**WORK INSTRUCTIONS**
The data below must be copied in full and without any change.

**EXTRACTED INFORMATION**
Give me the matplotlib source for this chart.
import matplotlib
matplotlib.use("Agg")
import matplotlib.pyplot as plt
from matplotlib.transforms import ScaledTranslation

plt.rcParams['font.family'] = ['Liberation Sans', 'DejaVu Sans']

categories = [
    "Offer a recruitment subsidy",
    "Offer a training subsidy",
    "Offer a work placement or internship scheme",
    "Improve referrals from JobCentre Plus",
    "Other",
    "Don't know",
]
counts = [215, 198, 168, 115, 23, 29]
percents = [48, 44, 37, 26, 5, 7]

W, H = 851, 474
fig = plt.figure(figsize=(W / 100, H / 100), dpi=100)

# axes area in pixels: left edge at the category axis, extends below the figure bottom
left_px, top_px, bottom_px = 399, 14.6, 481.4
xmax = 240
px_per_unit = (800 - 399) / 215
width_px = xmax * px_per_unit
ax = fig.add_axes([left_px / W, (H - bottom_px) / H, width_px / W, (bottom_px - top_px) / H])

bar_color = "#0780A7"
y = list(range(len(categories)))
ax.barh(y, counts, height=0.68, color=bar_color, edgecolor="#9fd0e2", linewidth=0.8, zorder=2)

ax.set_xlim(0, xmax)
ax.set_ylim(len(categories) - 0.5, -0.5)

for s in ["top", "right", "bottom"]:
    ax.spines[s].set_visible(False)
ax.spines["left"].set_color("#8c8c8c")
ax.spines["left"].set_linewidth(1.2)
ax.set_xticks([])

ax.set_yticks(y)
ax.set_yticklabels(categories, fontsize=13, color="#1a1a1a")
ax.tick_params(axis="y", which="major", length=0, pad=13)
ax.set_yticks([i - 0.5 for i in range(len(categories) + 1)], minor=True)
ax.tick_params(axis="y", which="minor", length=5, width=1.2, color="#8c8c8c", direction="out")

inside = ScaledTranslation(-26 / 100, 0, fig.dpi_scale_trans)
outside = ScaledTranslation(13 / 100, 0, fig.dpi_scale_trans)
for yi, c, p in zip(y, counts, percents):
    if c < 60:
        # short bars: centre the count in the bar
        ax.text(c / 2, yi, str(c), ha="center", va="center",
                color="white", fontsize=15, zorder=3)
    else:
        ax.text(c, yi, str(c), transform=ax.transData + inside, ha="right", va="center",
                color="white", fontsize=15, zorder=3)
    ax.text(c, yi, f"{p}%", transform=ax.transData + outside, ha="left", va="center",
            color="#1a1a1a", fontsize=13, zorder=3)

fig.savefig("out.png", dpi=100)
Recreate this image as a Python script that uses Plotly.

**CORRECT RESULT**
Give me the matplotlib source for this chart.
import matplotlib
matplotlib.use("Agg")
import matplotlib.pyplot as plt
from matplotlib.transforms import ScaledTranslation

plt.rcParams['font.family'] = ['Liberation Sans', 'DejaVu Sans']

categories = [
    "Offer a recruitment subsidy",
    "Offer a training subsidy",
    "Offer a work placement or internship scheme",
    "Improve referrals from JobCentre Plus",
    "Other",
    "Don't know",
]
counts = [215, 198, 168, 115, 23, 29]
percents = [48, 44, 37, 26, 5, 7]

W, H = 851, 474
fig = plt.figure(figsize=(W / 100, H / 100), dpi=100)

# axes area in pixels: left edge at the category axis, extends below the figure bottom
left_px, top_px, bottom_px = 399, 14.6, 481.4
xmax = 240
px_per_unit = (800 - 399) / 215
width_px = xmax * px_per_unit
ax = fig.add_axes([left_px / W, (H - bottom_px) / H, width_px / W, (bottom_px - top_px) / H])

bar_color = "#0780A7"
y = list(range(len(categories)))
ax.barh(y, counts, height=0.68, color=bar_color, edgecolor="#9fd0e2", linewidth=0.8, zorder=2)

ax.set_xlim(0, xmax)
ax.set_ylim(len(categories) - 0.5, -0.5)

for s in ["top", "right", "bottom"]:
    ax.spines[s].set_visible(False)
ax.spines["left"].set_color("#8c8c8c")
ax.spines["left"].set_linewidth(1.2)
ax.set_xticks([])

ax.set_yticks(y)
ax.set_yticklabels(categories, fontsize=13, color="#1a1a1a")
ax.tick_params(axis="y", which="major", length=0, pad=13)
ax.set_yticks([i - 0.5 for i in range(len(categories) + 1)], minor=True)
ax.tick_params(axis="y", which="minor", length=5, width=1.2, color="#8c8c8c", direction="out")

inside = ScaledTranslation(-26 / 100, 0, fig.dpi_scale_trans)
outside = ScaledTranslation(13 / 100, 0, fig.dpi_scale_trans)
for yi, c, p in zip(y, counts, percents):
    if c < 60:
        # short bars: centre the count in the bar
        ax.text(c / 2, yi, str(c), ha="center", va="center",
                color="white", fontsize=15, zorder=3)
    else:
        ax.text(c, yi, str(c), transform=ax.transData + inside, ha="right", va="center",
                color="white", fontsize=15, zorder=3)
    ax.text(c, yi, f"{p}%", transform=ax.transData + outside, ha="left", va="center",
            color="#1a1a1a", fontsize=13, zorder=3)

fig.savefig("out.png", dpi=100)
Recreate this image as a Python script that uses Plotly.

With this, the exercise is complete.